Thursday, June 10, 2010

Kanjo Opening Remarks

from the inbox:

OPENING STATEMENT OF CONGRESSMAN PAUL E. KANJORSKI
HOUSE-SENATE CONFERENCE COMMITTEE ON H.R. 4173,
THE WALL STREET REFORM AND CONSUMER PROTECTION ACT
JUNE 10, 2010

_______________________

Mr. Chairman, today we begin our long-anticipated conference to harmonize the House and Senate versions of Wall Street regulatory reform. Feelings of anger, frustration and rage justifiably hang over this proceeding because of the recklessness of financial whiz kids, the greediness of Wall Street bankers, and the short-sightedness of our economic regulators. Congress must respond by fundamentally changing the way that Wall Street operates.

While excess consumption may have fueled the fire, the blaze that became a devastating financial inferno began with Wall Street’s exotic financial instruments and excessive risk-taking. Because financial titans pushed our entire economic system to a catastrophic cliff, Congress had to take drastic action. Our work ensured that average Americans could continue to use their ATM cards and small businesses on Main Street could continue to pay their workers.

Critics invoke the word bailout to disparage the emergency action taken in late 2008. But the stabilization of an economic system really amounts to a rescue, not a bailout. Fair-minded experts agree that the Troubled Asset Relief Program and other similarly targeted initiatives have saved the American way of life. And while we have not yet recouped all of the money loaned by TARP, we have recovered much of the funds. We also have solid plans for collecting the rest.

Once we pulled back from this economic precipice, Congress immediately began working on a plan to comprehensively reform the rules of the road for bankers, securities brokers, insurers and hedge fund advisers, and to empower regulators with new tools. In this regard, our most important task in the weeks ahead will be to end the too-big-to-fail problem.

My too-big-to-fail amendment in the House vests regulators with the authority to prevent financial institutions -- those whose demise threatens the entire system because they are too large, interconnected, concentrated, or risky -- from ever reaching such a precarious position. For this mechanism to work properly, the simple majority vote by the Council in the House’s bill must prevail over the Senate’s multi-layered and complex two-thirds majority vote requirements.

The enactment of a strong Volcker rule will also help to end the problem of too big to fail. Its provisions to bar proprietary trading and to prohibit investments in hedge funds are a surgical version of the Glass-Steagall Act. Together, they will essentially resurrect the barrier between commercial and investment banking that resulted in a stable financial system for 70 years. And while we will still allow the mixing of banking and insurance activities, my Federal Insurance Office will effectively monitor this sector for potential risks going forward.

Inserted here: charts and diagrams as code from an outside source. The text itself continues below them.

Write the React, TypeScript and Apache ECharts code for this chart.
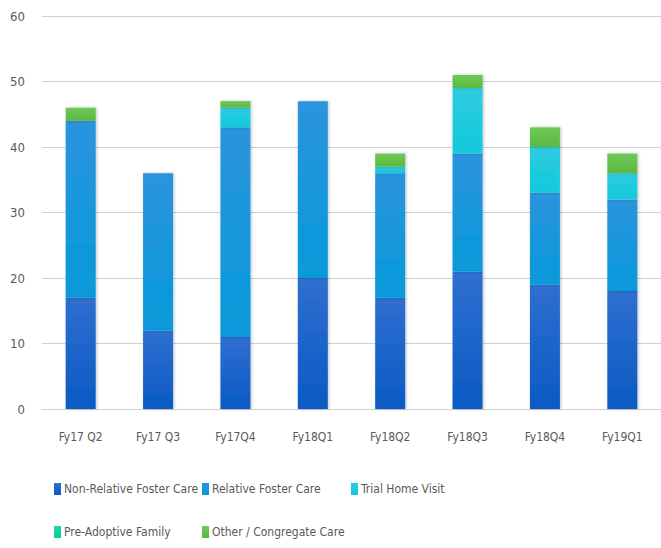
import React, { useEffect, useRef } from "react";
import * as echarts from "echarts";

const categories = ["Fy17 Q2", "Fy17 Q3", "Fy17Q4", "Fy18Q1", "Fy18Q2", "Fy18Q3", "Fy18Q4", "Fy19Q1"];
const nonRelative = [17, 12, 11, 20, 17, 21, 19, 18];
const relative = [27, 24, 32, 27, 19, 18, 14, 14];
const trialHome = [0, 0, 3, 0, 1, 10, 7, 4];
const preAdoptive = [0, 0, 0, 0, 0, 0, 0, 0];
const otherCongregate = [2, 0, 1, 0, 2, 2, 3, 3];
const yTicks = [0, 10, 20, 30, 40, 50, 60];

const FONT = "'DejaVu Sans Condensed', 'Liberation Sans Narrow', sans-serif";
const TEXT = "#595959";

function grad(top: string, bottom: string) {
  return new echarts.graphic.LinearGradient(0, 0, 0, 1, [
    { offset: 0, color: top },
    { offset: 1, color: bottom },
  ]);
}

export default function App() {
  const ref = useRef<HTMLDivElement>(null);
  useEffect(() => {
    if (!ref.current) return;
    const chart = echarts.init(ref.current, undefined, { renderer: "svg" });
    const names = [
      "Non-Relative Foster Care",
      "Relative Foster Care",
      "Trial Home Visit",
      "Pre-Adoptive Family",
      "Other / Congregate Care",
    ];
    const colors = [
      grad("#2f6fd0", "#0a5ac4"),
      grad("#2b94dd", "#0699da"),
      grad("#2fcbe0", "#12c9dc"),
      grad("#22d6a8", "#12c99a"),
      grad("#6fc85a", "#5cb840"),
    ];
    const legendColors = ["#1a62c8", "#1895dc", "#1ec8dc", "#1bd0a0", "#66c050"];
    const data = [nonRelative, relative, trialHome, preAdoptive, otherCongregate];
    const legendPos = [
      { left: 54, top: 483 },
      { left: 202, top: 483 },
      { left: 351, top: 483 },
      { left: 54, top: 526 },
      { left: 202, top: 526 },
    ];
    chart.setOption({
      animation: false,
      color: legendColors,
      grid: { left: 42, right: 0, top: 16, bottom: 139, containLabel: false },
      legend: names.map((n, i) => ({
        data: [n],
        left: legendPos[i].left,
        top: legendPos[i].top,
        itemWidth: 7,
        itemHeight: 12,
        itemGap: 4,
        padding: 0,
        icon: "rect",
        textStyle: { color: TEXT, fontSize: 12, fontFamily: FONT, padding: [0, 0, 0, -2] },
        selectedMode: false,
      })),
      xAxis: {
        type: "category",
        data: categories,
        axisLine: { show: true, lineStyle: { color: "#d0d0d0" } },
        axisTick: { show: false },
        axisLabel: { color: TEXT, fontSize: 12, fontFamily: FONT, margin: 22, interval: 0 },
      },
      yAxis: {
        type: "value",
        min: yTicks[0],
        max: yTicks[yTicks.length - 1],
        interval: 10,
        axisLine: { show: false },
        axisTick: { show: false },
        axisLabel: { color: TEXT, fontSize: 13, fontFamily: FONT, margin: 17 },
        splitLine: { lineStyle: { color: "#d0d0d0" } },
      },
      series: names.map((n, i) => ({
        name: n,
        type: "bar",
        stack: "total",
        barWidth: 30,
        data: data[i],
        itemStyle: {
          color: colors[i],
          shadowBlur: 3,
          shadowColor: "rgba(0,0,0,0.25)",
          shadowOffsetX: 1,
          shadowOffsetY: 0,
        },
      })),
    });
    return () => chart.dispose();
  }, []);
  return <div ref={ref} style={{ width: 661, height: 548, position: "absolute", left: 0, top: 0 }} />;
}
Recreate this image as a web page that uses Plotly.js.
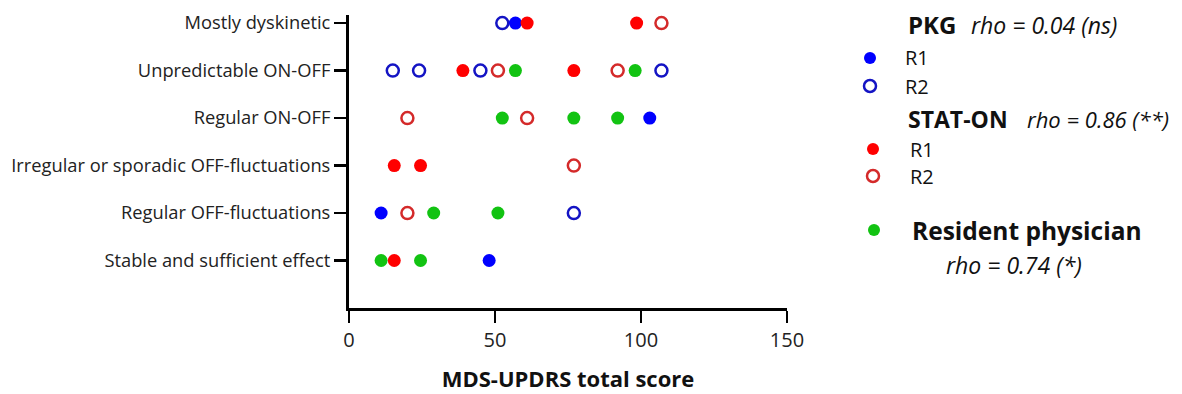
<!DOCTYPE html>
<html>
<head>
<meta charset="utf-8">
<script src="https://cdn.plot.ly/plotly-3.0.1.min.js"></script>
<style>html,body{margin:0;padding:0;background:#fff;}#chart{width:1182px;height:394px;}</style>
</head>
<body>
<div id="chart"></div>
<script>
// Categories (bottom to top)
const categories = [
  "Stable and sufficient effect",
  "Regular OFF-fluctuations",
  "Irregular or sporadic OFF-fluctuations",
  "Regular ON-OFF",
  "Unpredictable ON-OFF",
  "Mostly dyskinetic"
];
const xTickVals = [0, 50, 100, 150];

// PKG R1 (filled blue)
const pkgR1X = [57, 103, 11, 48];
const pkgR1Y = ["Mostly dyskinetic", "Regular ON-OFF", "Regular OFF-fluctuations", "Stable and sufficient effect"];
// PKG R2 (open blue)
const pkgR2X = [52.5, 15, 24, 45, 107, 77];
const pkgR2Y = ["Mostly dyskinetic", "Unpredictable ON-OFF", "Unpredictable ON-OFF", "Unpredictable ON-OFF", "Unpredictable ON-OFF", "Regular OFF-fluctuations"];
// STAT-ON R1 (filled red)
const statR1X = [61, 98.5, 39, 77, 15.5, 24.5, 15.5];
const statR1Y = ["Mostly dyskinetic", "Mostly dyskinetic", "Unpredictable ON-OFF", "Unpredictable ON-OFF", "Irregular or sporadic OFF-fluctuations", "Irregular or sporadic OFF-fluctuations", "Stable and sufficient effect"];
// STAT-ON R2 (open red)
const statR2X = [107, 51, 92, 20, 61, 77, 20];
const statR2Y = ["Mostly dyskinetic", "Unpredictable ON-OFF", "Unpredictable ON-OFF", "Regular ON-OFF", "Regular ON-OFF", "Irregular or sporadic OFF-fluctuations", "Regular OFF-fluctuations"];
// Resident physician (filled green)
const resX = [57, 98, 52.5, 77, 92, 29, 51, 11, 24.5];
const resY = ["Unpredictable ON-OFF", "Unpredictable ON-OFF", "Regular ON-OFF", "Regular ON-OFF", "Regular ON-OFF", "Regular OFF-fluctuations", "Regular OFF-fluctuations", "Stable and sufficient effect", "Stable and sufficient effect"];

const BLUE = "#0000ff", BLUE_O = "#1414c4", RED = "#ff0000", RED_O = "#d42a2a", GREEN = "#12c312";
const MS = 13;

function filled(x, y, c) {
  return {x, y, type: "scatter", mode: "markers", showlegend: false, hoverinfo: "x+y",
    marker: {size: MS, color: c, line: {width: 0}}};
}
function open(x, y, c) {
  return {x, y, type: "scatter", mode: "markers", showlegend: false, hoverinfo: "x+y",
    marker: {size: MS - 1, color: c, symbol: "circle-open", line: {width: 2.5, color: c}}};
}

const traces = [
  filled(resX, resY, GREEN),
  open(pkgR2X, pkgR2Y, BLUE_O),
  filled(pkgR1X, pkgR1Y, BLUE),
  open(statR2X, statR2Y, RED_O),
  filled(statR1X, statR1Y, RED)
];

const FONT = "Open Sans, Noto Sans, sans-serif";
const L = 349, R = 395, T = 15, B = 86, W = 1182, H = 394;
const pw = W - L - R, ph = H - T - B;
const px = v => (v - L) / pw;
const py = v => (H - B - v) / ph;

function legendDot(xp, yp, c, isOpen) {
  const r = 6;
  return {type: "circle", xref: "paper", yref: "paper", xsizemode: "pixel", ysizemode: "pixel",
    xanchor: px(xp), yanchor: py(yp), x0: -r, x1: r, y0: -r, y1: r,
    fillcolor: isOpen ? "rgba(0,0,0,0)" : c, line: {width: isOpen ? 2.5 : 0, color: c}};
}
function txt(xp, yp, text, size, anchor) {
  return {xref: "paper", yref: "paper", x: px(xp), y: py(yp), xanchor: anchor || "left", yanchor: "middle",
    text, showarrow: false, font: {family: FONT, size: size, color: "#111"}};
}

const layout = {
  width: W, height: H,
  margin: {l: L, r: R, t: T, b: B, pad: 0},
  paper_bgcolor: "#fff", plot_bgcolor: "#fff",
  font: {family: FONT, color: "#111"},
  xaxis: {
    range: [0, 150], tickvals: xTickVals, ticktext: xTickVals.map(String),
    showgrid: false, zeroline: false, showline: true, linecolor: "#000", linewidth: 3,
    ticks: "outside", ticklen: 12, tickwidth: 2.5, tickcolor: "#000",
    tickfont: {family: FONT, size: 20, color: "#222"},
    title: {text: "<b>MDS-UPDRS total score</b>", font: {family: FONT, size: 22, color: "#111"}, standoff: 20}
  },
  yaxis: {
    type: "category", categoryorder: "array", categoryarray: categories,
    range: [-1, 5.17],
    showgrid: false, zeroline: false, showline: true, linecolor: "#000", linewidth: 3,
    ticks: "outside", ticklen: 12, tickwidth: 2.5, tickcolor: "#000",
    tickfont: {family: FONT, size: 18.3, color: "#222"}
  },
  shapes: [
    legendDot(870, 58, BLUE, false),
    legendDot(870, 86, BLUE_O, true),
    legendDot(873, 149, RED, false),
    legendDot(873, 176, RED_O, true),
    legendDot(874, 230, GREEN, false)
  ],
  annotations: [
    txt(906, 25, "<b>PKG</b>", 24),
    txt(969, 25, "<i>rho = 0.04 (ns)</i>", 23),
    txt(903, 58, "R1", 20),
    txt(903, 86, "R2", 20),
    txt(906, 119, "<b>STAT-ON</b>", 23),
    txt(1025, 119, "<i>rho = 0.86 (**)</i>", 22),
    txt(908, 149, "R1", 20),
    txt(908, 176, "R2", 20),
    txt(910, 230, "<b>Resident physician</b>", 24.5),
    txt(944, 265, "<i>rho = 0.74 (*)</i>", 23)
  ]
};

Plotly.newPlot("chart", traces, layout, {staticPlot: true, displayModeBar: false});
</script>
</body>
</html>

Some have myopically criticized this package because it does not abolish Fannie Mae and Freddie Mac. However, by reforming the securitization process, risk retention requirements, and rating agency accountability, this bill lays the foundation for our upcoming work to address the future of these two institutions and, more broadly, the entire housing finance system.

In the House, I also worked to better protect investors and to greatly strengthen the powers of the Securities and Exchange Commission. While the Senate bill contains some of my reforms, the final package must include many more. For example, we must have the strongest possible fiduciary standard for every financial intermediary providing personalized advice.

Under Chairman Schapiro’s leadership, the Commission’s performance has improved markedly. But we must consider how to fundamentally alter securities regulation by including in the final bill my comprehensive external study to thoroughly examine the deficiencies of our current system and to identify what further reforms it must undergo.

Finally, we must significantly increase the accountability of rating agencies, whose overly optimistic assessments about the quality of financial garbage aided and abetted the financial crisis. Imposing greater liability on rating agencies will change the way they behave and ensure that they effectively perform their functions as market gatekeepers going forward.

In closing, this conference marks the culmination of a long, thoughtful series of hearings, markups and floor debates. As we work toward a bicameral -- and hopefully bipartisan -- consensus, we must aim to make the final Wall Street reform package as strong as possible.